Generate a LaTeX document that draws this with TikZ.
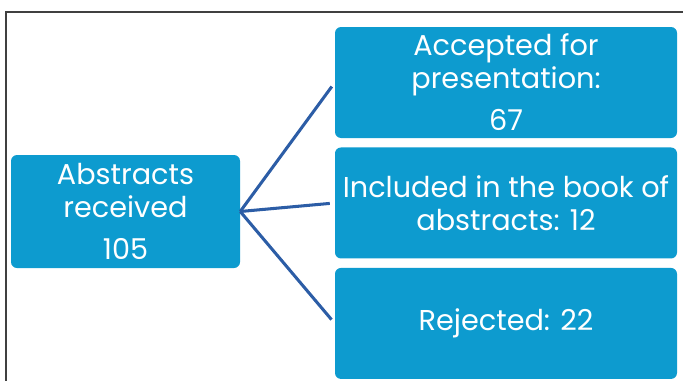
\documentclass[tikz,border=0pt]{standalone}
\usepackage{fontspec}
\setmainfont{Poppins}
\usepackage{tikz}
\usetikzlibrary{positioning}
\definecolor{boxblue}{HTML}{0D9BCF}
\definecolor{linkblue}{HTML}{2C5DA6}
\tikzstyle{box} = [rectangle, rounded corners=0.18cm, fill=boxblue, text=white, text centered, align=center, font=\fontsize{24.5}{28}\selectfont, inner sep=0pt]
\tikzstyle{leftbox} = [box, minimum width=6.87cm, minimum height=3.39cm]
\tikzstyle{rightbox} = [box, minimum width=10.26cm, minimum height=3.33cm]
\tikzstyle{branch} = [linkblue, line width=2.6pt, shorten >=0.15cm]

\begin{document}
\begin{tikzpicture}[node distance=0.27cm]
	\useasboundingbox (0,0) rectangle (20.49,-11.43);
	\draw [black!75, line width=1.5pt] (0.18,-11.43) |- (20.49,-0.36);
	\node (recv) [leftbox] at (3.765,-6.345) {Abstracts\\received\\[8pt]105};
	\node (acc) [rightbox] at (15.18,-2.475) {Accepted for\\presentation:\\[8pt]67};
	\node (incl) [rightbox, below=of acc] {Included in the book of\\abstracts: 12};
	\node (rej) [rightbox, below=of incl] {Rejected: 22};
	\draw [branch] (recv.east) -- (acc.west);
	\draw [branch] (recv.east) -- (incl.west);
	\draw [branch] (recv.east) -- (rej.west);
\end{tikzpicture}
\end{document}
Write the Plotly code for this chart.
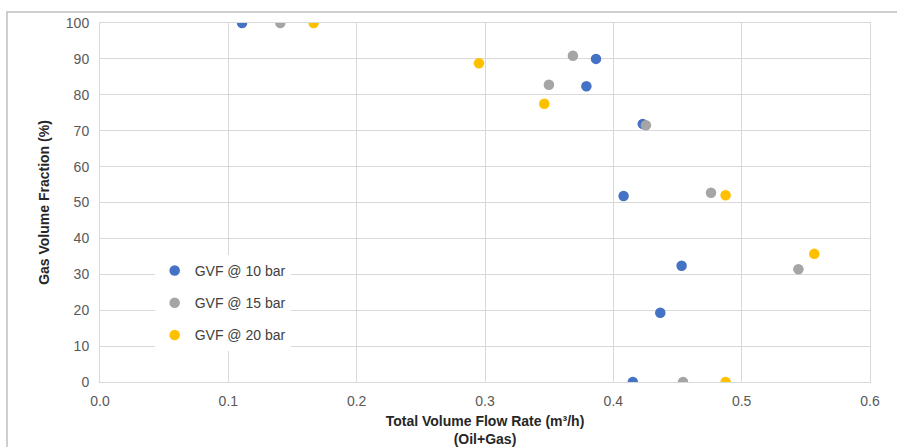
import plotly.graph_objects as go

x10 = [0.1107, 0.3865, 0.379, 0.4229, 0.408, 0.4532, 0.4366, 0.4152]
y10 = [100, 90.0, 82.4, 71.9, 51.8, 32.4, 19.3, 0]
x15 = [0.1405, 0.3685, 0.3498, 0.4254, 0.4761, 0.5442, 0.4543]
y15 = [100, 90.9, 82.8, 71.5, 52.7, 31.4, 0]
x20 = [0.1665, 0.2953, 0.3462, 0.4875, 0.5566, 0.4875]
y20 = [100, 88.8, 77.5, 52.0, 35.7, 0]

names = ["GVF @ 10 bar", "GVF @ 15 bar", "GVF @ 20 bar"]
colors = ["#4472C4", "#A5A5A5", "#FFC000"]

fig = go.Figure()
for i, (xs, ys) in enumerate([(x10, y10), (x15, y15), (x20, y20)]):
    fig.add_trace(go.Scatter(x=xs, y=ys, mode="markers", name=names[i],
                             legendgroup=str(i),
                             marker=dict(color=colors[i], size=10.5, line=dict(width=0))))

font = "Liberation Sans, Arial, sans-serif"
fig.update_layout(
    width=897, height=447,
    margin=dict(l=100, r=27, t=23, b=65),
    paper_bgcolor="white", plot_bgcolor="white",
    font=dict(family=font, size=14, color="#595959"),
    showlegend=True,
    legend=dict(x=0.071, y=0.354, xanchor="left", yanchor="top",
                bgcolor="white", font=dict(size=14, color="#404040"),
                tracegroupgap=11, itemwidth=30),
    xaxis=dict(range=[0, 0.6], dtick=0.1, tickformat=".1f",
               showgrid=True, gridcolor="#d9d9d9", gridwidth=1,
               zeroline=False, showline=True, linecolor="#d9d9d9", mirror=True,
               ticks="", ticklabelstandoff=6, automargin=False,
               title=dict(text="<b>Total Volume Flow Rate (m³/h)<br>(Oil+Gas)</b>",
                          font=dict(size=14, color="#262626"), standoff=16)),
    yaxis=dict(range=[0, 100], dtick=10,
               showgrid=True, gridcolor="#d9d9d9", gridwidth=1,
               zeroline=False, showline=True, linecolor="#d9d9d9", mirror=True,
               ticks="", ticklabelstandoff=7, automargin=False,
               title=dict(text="<b>Gas Volume Fraction (%)</b>",
                          font=dict(size=14, color="#262626"), standoff=12)),
    shapes=[dict(type="rect", xref="paper", yref="paper",
                 x0=-0.1208, x1=1.04, y0=-0.3, y1=1.0306,
                 line=dict(color="#bfbfbf", width=1.5), layer="below")],
)
fig.write_html("out.html")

## THE PROBLEM
Repeat, exactly and in full, each line from the start of the data to the line that contains "width=2.6pt, shorten >=0.15cm]". Pictures do not go in.

## EXERCISE SOLUTION
Generate a LaTeX document that draws this with TikZ.
\documentclass[tikz,border=0pt]{standalone}
\usepackage{fontspec}
\setmainfont{Poppins}
\usepackage{tikz}
\usetikzlibrary{positioning}
\definecolor{boxblue}{HTML}{0D9BCF}
\definecolor{linkblue}{HTML}{2C5DA6}
\tikzstyle{box} = [rectangle, rounded corners=0.18cm, fill=boxblue, text=white, text centered, align=center, font=\fontsize{24.5}{28}\selectfont, inner sep=0pt]
\tikzstyle{leftbox} = [box, minimum width=6.87cm, minimum height=3.39cm]
\tikzstyle{rightbox} = [box, minimum width=10.26cm, minimum height=3.33cm]
\tikzstyle{branch} = [linkblue, line width=2.6pt, shorten >=0.15cm]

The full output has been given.